The A List Cont’d


The damning Wikileaks exposé on a meeting with the wife of a high ranking member of Jamaican Society has unearthed standards of decorum and behaviour expected of anyone but especially those on our A- List. If per chance any of us were invited to the homes, offices or any meeting place by these persons we can expect that:
1.Food will be fresh and not leftovers from a previous meal
2.The beverage being served will relate to the theme of the occasion
and indeed its label if one is explicitly provided

Having said that readers will recall, that in our December 5th Posting we had indicated that the A List is not a Hot List, and as such should be read independently and separately from the earlier list. Whilst there are a hodge podge of reasons for the different persons being on the list, the universal factor is that of social profile albeit that
profile need not be in a strictly LGBT context.

The List

5.The Ambassador
When others list French, Spanish or even Russian and Chinese as secondary languages this BBM (Big, Beautiful Man) lists his as Norwegian. In 2010 he became the community’s Representative to that impressive New York based Global Body and now no longer remembers what economy class on an airline looks like. In spite of his many accomplishments, which includes his long standing live in relationship with Lady Beatrix, arithmetic is not one of them and the source of embarrassing episodes often involving counting from his birth year.

4.Lady Chesterville
This little princess does have somewhat have a bit of a tyrannical streak, which some have quietly commented reminds them of a Desperate Housewife. Yet this tyrannical streak is her strength and not her weakness as she does have a reputation of getting things done, wielding teams together and forging alliances. Furthermore, she is not wishy washy either as her volunteering with NGO’s (albeit somewhat suspended) and personal interventions as it relates to housing and caring for persons affected by discrimination shows!

3.The Vicar
Easily the most commented on personality for 2010 and yet one of the most affable. We need not say much about him except to reinforce that he is the chief anointer of UPT parties. The rumour mill is churning as to what he and his motley crew might be doing for New Years but we know that the Abbey will be rocking!

2. Lady Rottweiler
Its a testament to this gentleman’s greatness when you can be away from the island and still manage to be near the summit of any list. Most persons either love him or hate him but most admire him. His intellect is unquestionable and affinity for the finer things/men in life undeniable. Don’t get it twisted though, his bite is as bad as his bark but in the end he is just a great big pup.

1. Dr. Buddha Ganesh
An invitation to tea or a lyme with this gentleman is something to be treasured and would make you the envy of some the island’s most prominent citizens. To be in his company is to be among greatness. However, what makes this character so special is not what he has or what he has accomplished but who he is as a person! He has a special magnetism that makes Bulls quake and horses kneel. To be on his invitation list is a signal that you have arrived.

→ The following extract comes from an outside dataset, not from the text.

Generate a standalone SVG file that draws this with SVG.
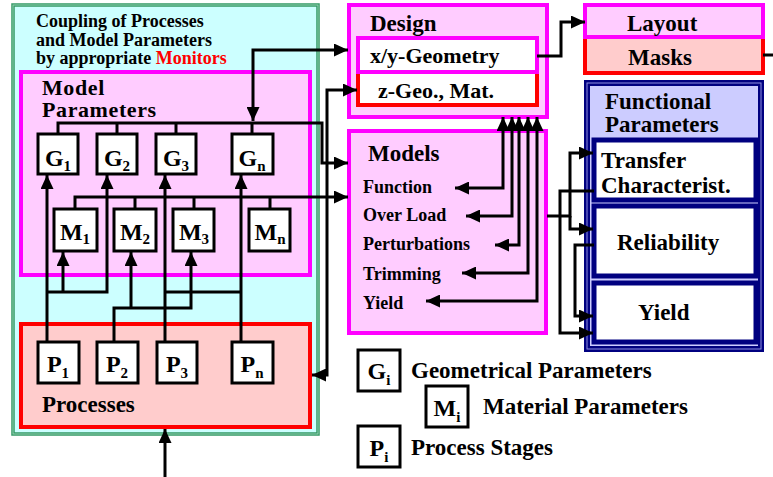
<svg xmlns="http://www.w3.org/2000/svg" width="773" height="477" viewBox="0 0 773 477">
<defs>
<marker id="ah" viewBox="0 0 14 13" markerWidth="14" markerHeight="13" refX="14" refY="6.5" orient="auto-start-reverse" markerUnits="userSpaceOnUse">
<path d="M0,0 L14,6.5 L0,13 z" fill="#000"/>
</marker>
<style>
text{font-family:"Liberation Serif","Times New Roman",serif;font-weight:bold;fill:#000}
.t18{font-size:18px}
.t22{font-size:22px}
.t23{font-size:23px}
.mp{font-size:22px;letter-spacing:0.6px}
.pk{fill:#ffccff;stroke:#ff00ff;stroke-width:4}
.rd{fill:#ffcccc;stroke:#ff0000;stroke-width:4}
.wb{fill:#fff;stroke:#000;stroke-width:3}
.nv{fill:#fff;stroke:#000080;stroke-width:5}
.lbl{font-size:24px;text-anchor:middle}
.sub{font-size:15px}
.ln{fill:none;stroke:#000;stroke-width:3}
.ae{marker-end:url(#ah)}
.ab{marker-start:url(#ah);marker-end:url(#ah)}
</style>
</defs>

<g id="coupling">
<rect x="13" y="5" width="305" height="429" fill="#ccffff" stroke="#339966" stroke-width="3.5"/>
<rect x="13" y="5" width="305" height="429" fill="none" stroke="#a8dcc0" stroke-width="0.8"/>
<text class="t18" x="36" y="27">Coupling of Processes</text>
<text class="t18" x="36" y="46">and Model Parameters</text>
<text class="t18" x="36" y="64">by appropriate <tspan fill="#ff0000">Monitors</tspan></text>
</g>

<g id="model-parameters">
<rect class="pk" x="21" y="72" width="289" height="203"/>
<text class="mp" x="42" y="95">Model</text>
<text class="mp" x="42" y="117">Parameters</text>
</g>

<g id="G1"><rect class="wb" x="38" y="134" width="40" height="40"/><text class="lbl" x="58" y="166">G<tspan class="sub" dy="5">1</tspan></text></g>
<g id="G2"><rect class="wb" x="97" y="134" width="40" height="40"/><text class="lbl" x="117" y="166">G<tspan class="sub" dy="5">2</tspan></text></g>
<g id="G3"><rect class="wb" x="156" y="134" width="40" height="40"/><text class="lbl" x="176" y="166">G<tspan class="sub" dy="5">3</tspan></text></g>
<g id="Gn"><rect class="wb" x="232" y="134" width="41" height="40"/><text class="lbl" x="252" y="166">G<tspan class="sub" dy="5">n</tspan></text></g>

<g id="M1"><rect class="wb" x="54" y="209" width="43" height="42"/><text class="lbl" x="75" y="240">M<tspan class="sub" dy="4">1</tspan></text></g>
<g id="M2"><rect class="wb" x="114" y="209" width="42" height="42"/><text class="lbl" x="135" y="240">M<tspan class="sub" dy="4">2</tspan></text></g>
<g id="M3"><rect class="wb" x="173" y="209" width="41" height="42"/><text class="lbl" x="194" y="240">M<tspan class="sub" dy="4">3</tspan></text></g>
<g id="Mn"><rect class="wb" x="249" y="209" width="41" height="42"/><text class="lbl" x="270" y="240">M<tspan class="sub" dy="4">n</tspan></text></g>

<g id="processes">
<rect class="rd" x="21" y="324" width="289" height="103"/>
<text class="t23" x="42" y="412">Processes</text>
</g>

<g id="P1"><rect class="wb" x="38" y="342" width="41" height="41"/><text class="lbl" x="58" y="372">P<tspan class="sub" dy="6">1</tspan></text></g>
<g id="P2"><rect class="wb" x="97" y="342" width="41" height="41"/><text class="lbl" x="117" y="372">P<tspan class="sub" dy="6">2</tspan></text></g>
<g id="P3"><rect class="wb" x="157" y="342" width="40" height="41"/><text class="lbl" x="177" y="372">P<tspan class="sub" dy="6">3</tspan></text></g>
<g id="Pn"><rect class="wb" x="232" y="342" width="41" height="41"/><text class="lbl" x="252" y="372">P<tspan class="sub" dy="6">n</tspan></text></g>

<g id="design">
<rect class="pk" x="349" y="5" width="198" height="112"/>
<text class="t23" x="370" y="31">Design</text>
</g>
<g id="z-geo">
<rect x="358" y="72" width="179" height="33" fill="#fff" stroke="#ff0000" stroke-width="4"/>
<text class="t22" x="378" y="98">z-Geo., Mat.</text>
</g>
<g id="xy-geometry">
<rect x="358" y="38" width="179" height="34" fill="#fff" stroke="#ff00ff" stroke-width="4"/>
<text class="t22" x="370" y="63">x/y-Geometry</text>
</g>

<g id="models">
<rect class="pk" x="349" y="131" width="197" height="202"/>
<text class="t23" x="368" y="161">Models</text>
<text class="t18" x="363" y="193">Function</text>
<text class="t18" x="363" y="221">Over Load</text>
<text class="t18" x="363" y="250">Perturbations</text>
<text class="t18" x="363" y="280">Trimming</text>
<text class="t18" x="363" y="309">Yield</text>
</g>

<g id="masks">
<rect class="rd" x="585" y="37" width="178" height="36"/>
<text class="t23" x="628" y="65">Masks</text>
</g>
<g id="layout">
<rect class="pk" x="585" y="5" width="178" height="32"/>
<text class="t23" x="627" y="31">Layout</text>
</g>

<g id="functional-parameters">
<rect x="587" y="83" width="174" height="266" fill="#ccccff" stroke="#000080" stroke-width="6"/>
<rect x="587" y="83" width="174" height="266" fill="none" stroke="#8f8fe0" stroke-width="1"/>
<text class="t23" x="605" y="109">Functional</text>
<text class="t23" x="605" y="132">Parameters</text>
</g>
<g id="transfer"><rect class="nv" x="594" y="140" width="162" height="60"/>
<text class="t23" x="601" y="168">Transfer</text>
<text class="t23" x="601" y="193">Characterist.</text></g>
<g id="reliability"><rect class="nv" x="594" y="206" width="162" height="70"/>
<text class="t23" x="617" y="250">Reliability</text></g>
<g id="yield"><rect class="nv" x="594" y="283" width="162" height="59"/>
<text class="t23" x="638" y="320">Yield</text></g>

<g id="legend">
<rect class="wb" x="358" y="350" width="42" height="41"/><text class="lbl" x="379" y="379">G<tspan class="sub" dy="6">i</tspan></text>
<text class="t23" x="411" y="378">Geometrical Parameters</text>
<rect class="wb" x="426" y="386" width="42" height="41"/><text class="lbl" x="447" y="416">M<tspan class="sub" dy="6">i</tspan></text>
<text class="t23" x="483" y="414">Material Parameters</text>
<rect class="wb" x="358" y="426" width="42" height="41"/><text class="lbl" x="379" y="456">P<tspan class="sub" dy="6">i</tspan></text>
<text class="t23" x="411" y="455">Process Stages</text>
</g>

<g id="connectors">
<path class="ln ae" d="M58,134 V123 H322 V163 H348"/>
<path class="ln" d="M117,123 V134 M176,123 V134 M252,123 V134"/>
<path class="ln ab" d="M253,121 V50 H348"/>
<path class="ln ab" d="M312,375 H327 V90 H357"/>
<path class="ln ae" d="M75,209 V197 H348"/>
<path class="ln" d="M135,197 V209 M194,197 V209 M270,197 V209"/>
<path class="ln ae" d="M47,342 V175"/>
<path class="ln ae" d="M47,292 H107 V175"/>
<path class="ln ae" d="M63,292 V252"/>
<path class="ln ae" d="M114,342 V308 H191 V252"/>
<path class="ln ae" d="M131,308 V252"/>
<path class="ln ae" d="M165,342 V175"/>
<path class="ln" d="M165,292 H241"/>
<path class="ln ae" d="M241,342 V175"/>
<path class="ln ae" d="M165,477 V429"/>
<path class="ln ab" d="M455,188 H503 V117"/>
<path class="ln ab" d="M466,216 H512 V117"/>
<path class="ln ab" d="M495,245 H519 V117"/>
<path class="ln ab" d="M462,273 H528 V117"/>
<path class="ln ab" d="M426,301 H537 V117"/>
<path class="ln ae" d="M537,56 H561 V22 H585"/>
<path class="ln" d="M763,55 H773"/>
<path class="ln ae" d="M547,216 H570 V153 H593"/>
<path class="ln ae" d="M570,216 V229 H593"/>
<path class="ln ae" d="M594,191 H560 V333 H593"/>
<path class="ln ae" d="M594,245 H575 V316 H593"/>
</g>
</svg>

As we head into  Christmas and Boxing Day, we here at the Pink Report would like to wish you our Readers a wonderful, happy,joyous, and A List season. For those who are religious and are have been following the evolution of this list: we would like to remind them that when Jesus came he hung out with thieves, prostitutes (now called commercial sex workers) and other deviants who would not be classified as A List persons. In short whilst we must aim to be better men and women, we must not loose our sense of self nor grow contemptious of our fellow man. for those who are not religious I leave you with the words of Rudyard Kipling:

If you can talk with crowds and keep your virtue,
Or walk with kings–nor lose the common touch,
If neither foes nor loving friends can hurt you;
If all men count with you, but none too much,
If you can fill the unforgiving minute
With sixty seconds’ worth of distance run,
Yours is the Earth and everything that’s in it,
And–which is more–you’ll be a Man, my son!